** EXERCISE REQUIREMENTS **
Give a verbatim copy of the lines below, minus the pictures.

** INFORMATION SUPPLIED **

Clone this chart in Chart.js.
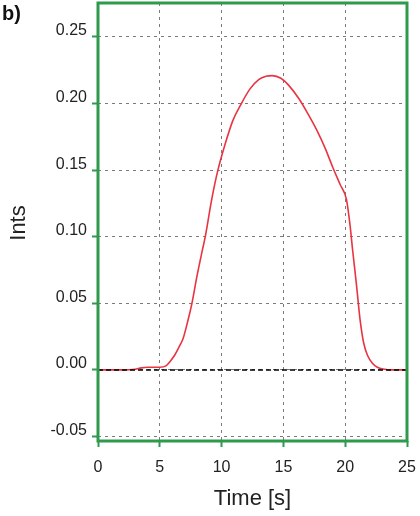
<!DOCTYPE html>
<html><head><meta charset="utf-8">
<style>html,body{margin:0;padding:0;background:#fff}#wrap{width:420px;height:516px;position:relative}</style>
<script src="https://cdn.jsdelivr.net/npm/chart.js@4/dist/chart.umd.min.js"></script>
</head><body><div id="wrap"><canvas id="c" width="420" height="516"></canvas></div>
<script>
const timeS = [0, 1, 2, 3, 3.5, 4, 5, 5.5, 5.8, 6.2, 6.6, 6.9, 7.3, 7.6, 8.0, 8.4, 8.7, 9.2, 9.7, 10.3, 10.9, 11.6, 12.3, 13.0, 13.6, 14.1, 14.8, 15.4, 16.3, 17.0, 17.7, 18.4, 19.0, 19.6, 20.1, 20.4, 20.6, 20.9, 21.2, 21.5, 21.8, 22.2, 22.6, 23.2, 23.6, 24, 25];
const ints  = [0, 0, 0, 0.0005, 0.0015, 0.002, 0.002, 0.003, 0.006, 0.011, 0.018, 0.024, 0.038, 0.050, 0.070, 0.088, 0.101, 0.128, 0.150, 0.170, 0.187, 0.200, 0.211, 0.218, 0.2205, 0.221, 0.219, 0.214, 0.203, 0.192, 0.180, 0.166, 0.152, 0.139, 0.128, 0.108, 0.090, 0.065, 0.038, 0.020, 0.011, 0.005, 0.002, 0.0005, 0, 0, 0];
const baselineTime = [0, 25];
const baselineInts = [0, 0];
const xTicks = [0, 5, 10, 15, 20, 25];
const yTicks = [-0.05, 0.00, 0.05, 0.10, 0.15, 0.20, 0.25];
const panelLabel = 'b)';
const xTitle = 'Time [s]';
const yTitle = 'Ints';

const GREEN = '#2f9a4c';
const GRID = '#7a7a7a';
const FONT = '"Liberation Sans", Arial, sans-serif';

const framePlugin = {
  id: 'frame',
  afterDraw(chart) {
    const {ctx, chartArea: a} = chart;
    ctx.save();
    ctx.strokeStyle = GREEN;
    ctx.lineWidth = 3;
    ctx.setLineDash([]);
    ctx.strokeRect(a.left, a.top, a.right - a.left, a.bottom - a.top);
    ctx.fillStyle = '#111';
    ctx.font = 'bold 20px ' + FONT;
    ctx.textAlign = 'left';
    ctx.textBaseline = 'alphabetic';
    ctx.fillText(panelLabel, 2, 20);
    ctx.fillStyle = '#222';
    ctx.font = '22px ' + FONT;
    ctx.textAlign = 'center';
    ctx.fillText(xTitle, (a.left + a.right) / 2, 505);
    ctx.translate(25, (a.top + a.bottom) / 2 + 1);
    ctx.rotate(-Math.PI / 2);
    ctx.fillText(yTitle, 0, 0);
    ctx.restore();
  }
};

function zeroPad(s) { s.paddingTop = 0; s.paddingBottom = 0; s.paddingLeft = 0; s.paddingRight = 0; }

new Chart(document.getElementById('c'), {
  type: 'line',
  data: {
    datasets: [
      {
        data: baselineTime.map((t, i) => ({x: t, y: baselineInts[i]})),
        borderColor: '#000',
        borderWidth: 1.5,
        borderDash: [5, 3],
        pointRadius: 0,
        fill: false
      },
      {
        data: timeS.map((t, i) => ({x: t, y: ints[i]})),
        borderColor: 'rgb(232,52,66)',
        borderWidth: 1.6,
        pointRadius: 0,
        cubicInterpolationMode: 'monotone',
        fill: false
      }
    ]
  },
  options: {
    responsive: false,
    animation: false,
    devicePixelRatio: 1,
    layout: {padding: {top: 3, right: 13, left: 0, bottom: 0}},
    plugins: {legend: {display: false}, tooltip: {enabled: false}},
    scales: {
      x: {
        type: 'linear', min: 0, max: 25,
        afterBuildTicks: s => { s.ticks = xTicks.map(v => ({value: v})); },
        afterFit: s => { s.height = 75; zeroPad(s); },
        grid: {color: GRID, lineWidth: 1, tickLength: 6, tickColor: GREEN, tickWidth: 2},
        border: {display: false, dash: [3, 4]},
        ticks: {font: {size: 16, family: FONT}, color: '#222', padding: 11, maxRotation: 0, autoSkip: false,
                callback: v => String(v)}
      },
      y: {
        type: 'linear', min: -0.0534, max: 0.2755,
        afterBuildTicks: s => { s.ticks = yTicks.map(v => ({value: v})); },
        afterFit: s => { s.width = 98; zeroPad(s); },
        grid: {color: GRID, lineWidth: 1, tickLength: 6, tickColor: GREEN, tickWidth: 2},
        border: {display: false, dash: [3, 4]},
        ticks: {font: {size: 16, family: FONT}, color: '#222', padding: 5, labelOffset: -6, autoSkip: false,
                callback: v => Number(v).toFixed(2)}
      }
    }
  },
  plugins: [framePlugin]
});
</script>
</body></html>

** ANSWER TO THE PROBLEM **
Clone this chart in Chart.js.
<!DOCTYPE html>
<html><head><meta charset="utf-8">
<style>html,body{margin:0;padding:0;background:#fff}#wrap{width:420px;height:516px;position:relative}</style>
<script src="https://cdn.jsdelivr.net/npm/chart.js@4/dist/chart.umd.min.js"></script>
</head><body><div id="wrap"><canvas id="c" width="420" height="516"></canvas></div>
<script>
const timeS = [0, 1, 2, 3, 3.5, 4, 5, 5.5, 5.8, 6.2, 6.6, 6.9, 7.3, 7.6, 8.0, 8.4, 8.7, 9.2, 9.7, 10.3, 10.9, 11.6, 12.3, 13.0, 13.6, 14.1, 14.8, 15.4, 16.3, 17.0, 17.7, 18.4, 19.0, 19.6, 20.1, 20.4, 20.6, 20.9, 21.2, 21.5, 21.8, 22.2, 22.6, 23.2, 23.6, 24, 25];
const ints  = [0, 0, 0, 0.0005, 0.0015, 0.002, 0.002, 0.003, 0.006, 0.011, 0.018, 0.024, 0.038, 0.050, 0.070, 0.088, 0.101, 0.128, 0.150, 0.170, 0.187, 0.200, 0.211, 0.218, 0.2205, 0.221, 0.219, 0.214, 0.203, 0.192, 0.180, 0.166, 0.152, 0.139, 0.128, 0.108, 0.090, 0.065, 0.038, 0.020, 0.011, 0.005, 0.002, 0.0005, 0, 0, 0];
const baselineTime = [0, 25];
const baselineInts = [0, 0];
const xTicks = [0, 5, 10, 15, 20, 25];
const yTicks = [-0.05, 0.00, 0.05, 0.10, 0.15, 0.20, 0.25];
const panelLabel = 'b)';
const xTitle = 'Time [s]';
const yTitle = 'Ints';

const GREEN = '#2f9a4c';
const GRID = '#7a7a7a';
const FONT = '"Liberation Sans", Arial, sans-serif';

const framePlugin = {
  id: 'frame',
  afterDraw(chart) {
    const {ctx, chartArea: a} = chart;
    ctx.save();
    ctx.strokeStyle = GREEN;
    ctx.lineWidth = 3;
    ctx.setLineDash([]);
    ctx.strokeRect(a.left, a.top, a.right - a.left, a.bottom - a.top);
    ctx.fillStyle = '#111';
    ctx.font = 'bold 20px ' + FONT;
    ctx.textAlign = 'left';
    ctx.textBaseline = 'alphabetic';
    ctx.fillText(panelLabel, 2, 20);
    ctx.fillStyle = '#222';
    ctx.font = '22px ' + FONT;
    ctx.textAlign = 'center';
    ctx.fillText(xTitle, (a.left + a.right) / 2, 505);
    ctx.translate(25, (a.top + a.bottom) / 2 + 1);
    ctx.rotate(-Math.PI / 2);
    ctx.fillText(yTitle, 0, 0);
    ctx.restore();
  }
};

function zeroPad(s) { s.paddingTop = 0; s.paddingBottom = 0; s.paddingLeft = 0; s.paddingRight = 0; }

new Chart(document.getElementById('c'), {
  type: 'line',
  data: {
    datasets: [
      {
        data: baselineTime.map((t, i) => ({x: t, y: baselineInts[i]})),
        borderColor: '#000',
        borderWidth: 1.5,
        borderDash: [5, 3],
        pointRadius: 0,
        fill: false
      },
      {
        data: timeS.map((t, i) => ({x: t, y: ints[i]})),
        borderColor: 'rgb(232,52,66)',
        borderWidth: 1.6,
        pointRadius: 0,
        cubicInterpolationMode: 'monotone',
        fill: false
      }
    ]
  },
  options: {
    responsive: false,
    animation: false,
    devicePixelRatio: 1,
    layout: {padding: {top: 3, right: 13, left: 0, bottom: 0}},
    plugins: {legend: {display: false}, tooltip: {enabled: false}},
    scales: {
      x: {
        type: 'linear', min: 0, max: 25,
        afterBuildTicks: s => { s.ticks = xTicks.map(v => ({value: v})); },
        afterFit: s => { s.height = 75; zeroPad(s); },
        grid: {color: GRID, lineWidth: 1, tickLength: 6, tickColor: GREEN, tickWidth: 2},
        border: {display: false, dash: [3, 4]},
        ticks: {font: {size: 16, family: FONT}, color: '#222', padding: 11, maxRotation: 0, autoSkip: false,
                callback: v => String(v)}
      },
      y: {
        type: 'linear', min: -0.0534, max: 0.2755,
        afterBuildTicks: s => { s.ticks = yTicks.map(v => ({value: v})); },
        afterFit: s => { s.width = 98; zeroPad(s); },
        grid: {color: GRID, lineWidth: 1, tickLength: 6, tickColor: GREEN, tickWidth: 2},
        border: {display: false, dash: [3, 4]},
        ticks: {font: {size: 16, family: FONT}, color: '#222', padding: 5, labelOffset: -6, autoSkip: false,
                callback: v => Number(v).toFixed(2)}
      }
    }
  },
  plugins: [framePlugin]
});
</script>
</body></html>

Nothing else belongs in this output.